Picture by Amanda Slater

Picture by Amanda Slater

Ferns
In most woodland areas of UK you’ll see a spread of ferns under trees, and you can use them in similar spots in the garden. Ferns are a classic choice for a shady spot under trees, bringing a touch of the wild forest to your garden with a beautiful array of greens and browns throughout the year. There are many different varieties of fern, and you can pick types that suit your soil and the spot you want to fill, whether it’s dry or damp or has acid or alkaline soil.


Picture by Anja Pietsch

Picture by Anja Pietsch

Lily of the Valley
A really pretty and traditional cottage garden option for a shady spot, Lily of the Valley produces scrolls of bright green foliage and strings of delicate bell-shaped white blossoms that give out a beautiful scent. It’s a great way of bringing colour and light to otherwise dull and shady areas, and they grow particularly well in damp areas, useful if you have a damp pond area you want to plant around.


Picture by Ruth Hartnup

Picture by Ruth Hartnup

Hellebores
Hellebores, commonly known as the Christmas rose or Lenten rose, are perhaps the most obvious solution for a shady spot; they produce pretty blooms in late winter and early spring when there’s not much other colour in the garden. They’re not keen on extremes – very dry or very boggy soil won’t suit them, but they’re happy in shade under trees. To make sure the flowers stay visible, remove older leaves, and you can propagate a plant by dividing and replanting in early spring.


Picture by Toshiyuki IMAI

Picture by Toshiyuki IMAI

Late spring pruning
June is a good time to get shrubby hydrangeas under control, pruning back the branches and dead flower heads from last year to the first healthy buds. Other flowering shrubs like skimmia japonica, mahonia and abelia can also be cut back before flowering in late spring and summer. With all these shrubs, especially on more established bushes, check carefully for birds nesting in the branches before pruning.

Lawn and border care
Our lawns are growing rapidly at the moment, enjoying the mix of wet and warm rain and sun we’ve been having, so it’s time to lower the blades on the mower and give a really good cut. It’s a good idea to give the lawn an iron feed too, which can help stop the grass yellowing in hotter weather. Aftercut lawn feed and conditioner is a good treatment that’s straightforward to use.

When you’re weeding your borders, it’s best if possible to burn or dispose of pulled-up weeds rather than adding to compost, as weeds in compost can re-root and spread seeds back over those areas you just weeded.

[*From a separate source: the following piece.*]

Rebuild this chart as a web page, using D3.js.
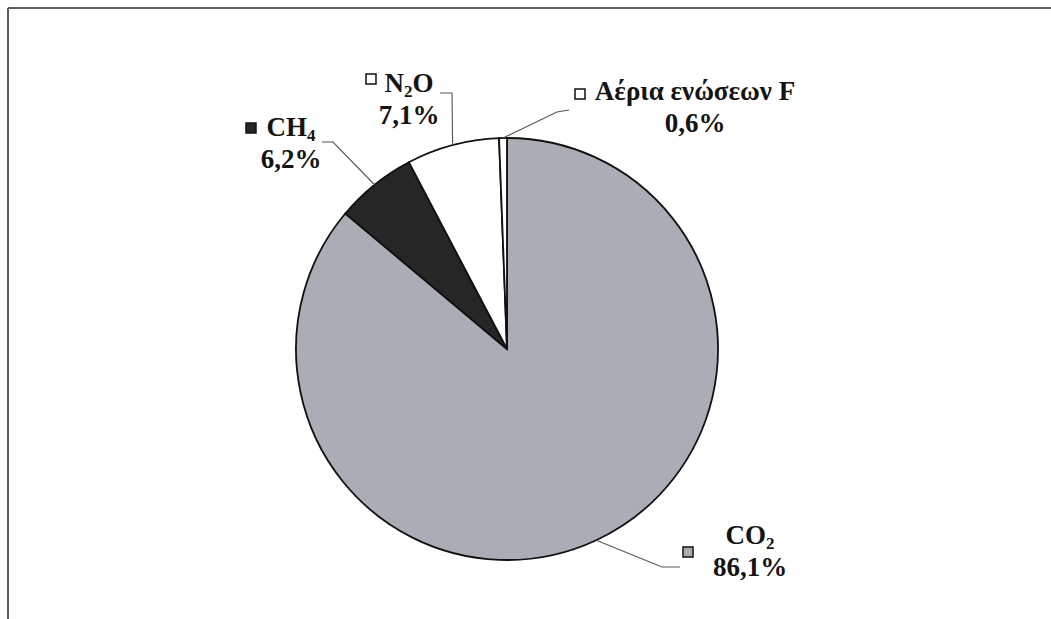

Keep an eye on hedging and trees and if you find dead branches cut them out to keep the plant healthy.

Picture by Sarah Sammis

Picture by Sarah Sammis

Fruit and veg
Asparagus is such a delicious treat, especially if you grow your own. If you harvested your crop in April or thereabouts, or have just finished harvesting, now is a good time to feed mature plants with fertilizer.

June is also a good time to put up moth traps in any fruit trees, to keep the moths off the fruit and your crop healthy. Pheromone traps are available from garden centres and online, and can be placed directly in the tree.